The Comstocks, as Gordon knew them, were a peculiarly dull, shabby, dead-alive, ineffectual family. They lacked vitality to an extent that was surprising. That was Gran’pa Comstock’s doing, of course. By the time when he died all his children were grown up and some of them were middle-aged, and he had long ago succeeded in crushing out of them any spirit they might ever have possessed. ... None of the boys had proper professions, because Gran’pa Comstock had been at the greatest pains to drive all of them into professions for which they were totally unsuited.
最令我感动的章节是第11章,Gordon最终做出了困难的决定,同意回广告公司上班。他回心转意后突然如释重负,进而心理180度大转弯,从原先的憎恶叶兰变为觉得“叶兰是生命之树”。
这个转变也许牵强,但转变后讲的道理是真的。人生的束缚,被动,卑贱,以及明知道这一切却要保持乐观,维护自己的尊严。哪个成人不是这样的呢?我没有料到奥威尔会突然把这些大实话一股脑倒出来。自己毫无招架之力。

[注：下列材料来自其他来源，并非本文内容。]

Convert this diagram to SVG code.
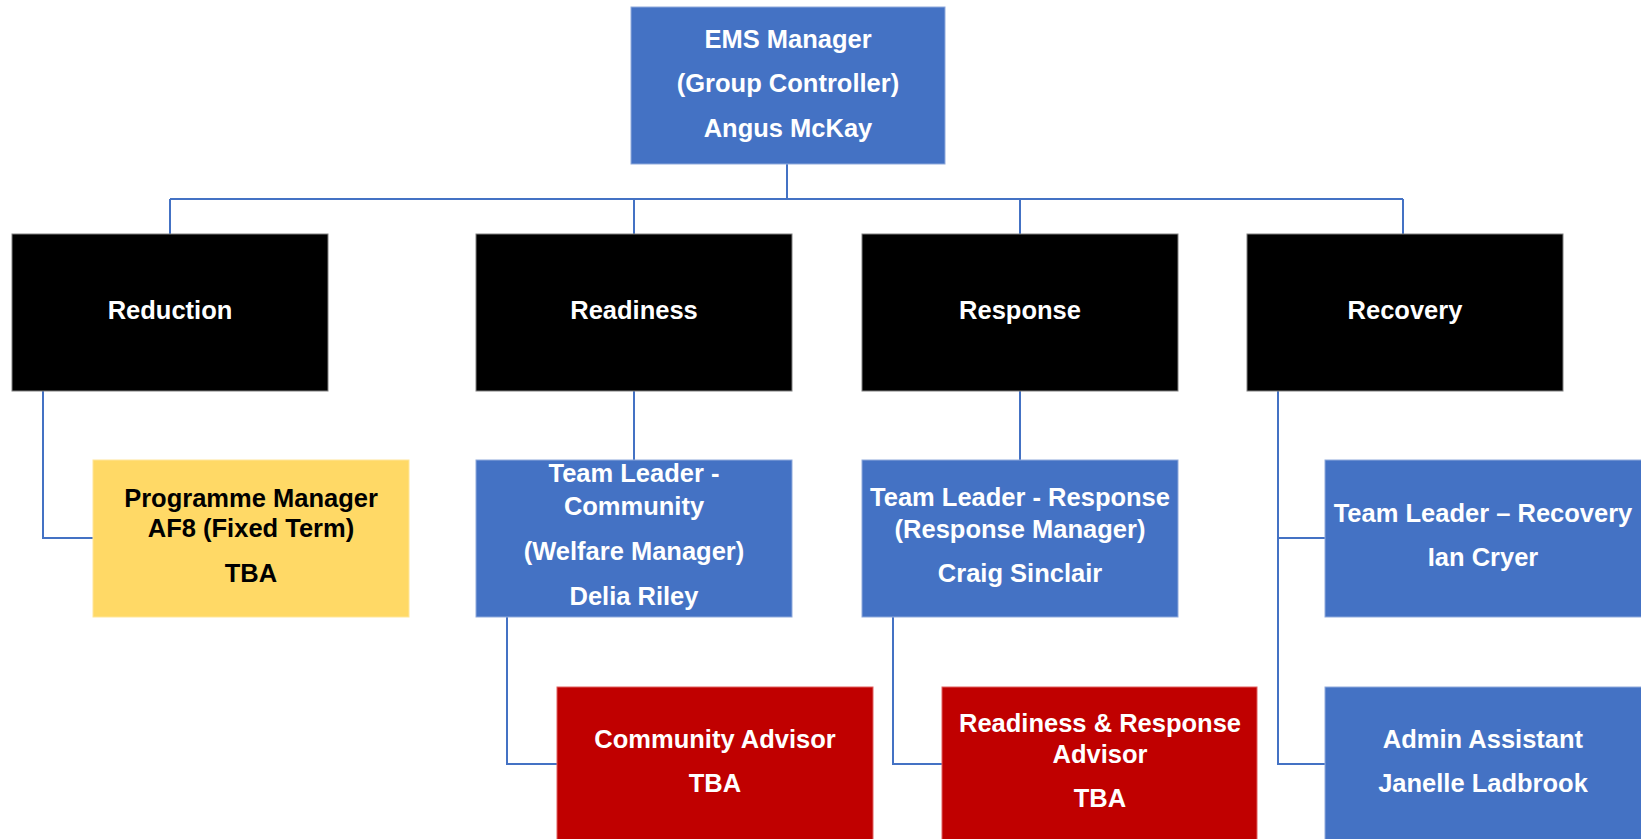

He was thirty and there was grey in his hair, yet he had a queer feeling that he had only just grown up. It occurred to him that he was merely repeating the destiny of every human being. Everyone rebels against the money-code, and everyone sooner or later surrenders. He had kept up his rebellion a little longer than most, that was all. And he had made such a wretched failure of it! He wondered whether every anchorite in his dismal cell pines secretly to be back in the world of men. Perhaps there were a few who did not. Somebody or other had said that the modern world is only habitable by saints and scoundrels. He, Gordon, wasn’t a saint. Better, then, to be an unpretending scoundrel along with the others. It was what he had secretly pined for; now that he had acknowledged his desire and surrendered to it, he was at peace.

He was making roughly in the direction of home. He looked up at the houses he was passing. It was a street he did not know. Oldish houses, mean-looking and rather dark, let off in flatlets and single rooms for the most part. ...

He wondered about the people in houses like those. They would be, for example, small clerks, shop-assistants, commercial travellers, insurance touts, tram conductors. Did they know that they were only puppets dancing when money pulled the strings? You bet they didn’t. And if they did, what would they care? They were too busy being born, being married, begetting, working, dying. It mightn’t be a bad thing, if you could manage it, to feel yourself one of them, one of the ruck of men. Our civilization is founded on greed and fear, but in the lives of common men the greed and fear are mysteriously transmuted into something nobler. The lower-middle-class people in there, behind their lace curtains, with their children and their scraps of furniture and their aspidistras—they lived by the money-code, sure enough, and yet they contrived to keep their decency. The money-code as they interpreted it was not merely cynical and hoggish. They had their standards, their inviolable points of honour. They ‘kept themselves respectable’—kept the aspidistra flying. Besides, they were alive. They were bound up in the bundle of life. They begot children, which is what the saints and the soul-savers never by any chance do.

连续加班多日的我曾经在上班的路上,听Richard E Grant读出这段话,泪流满面。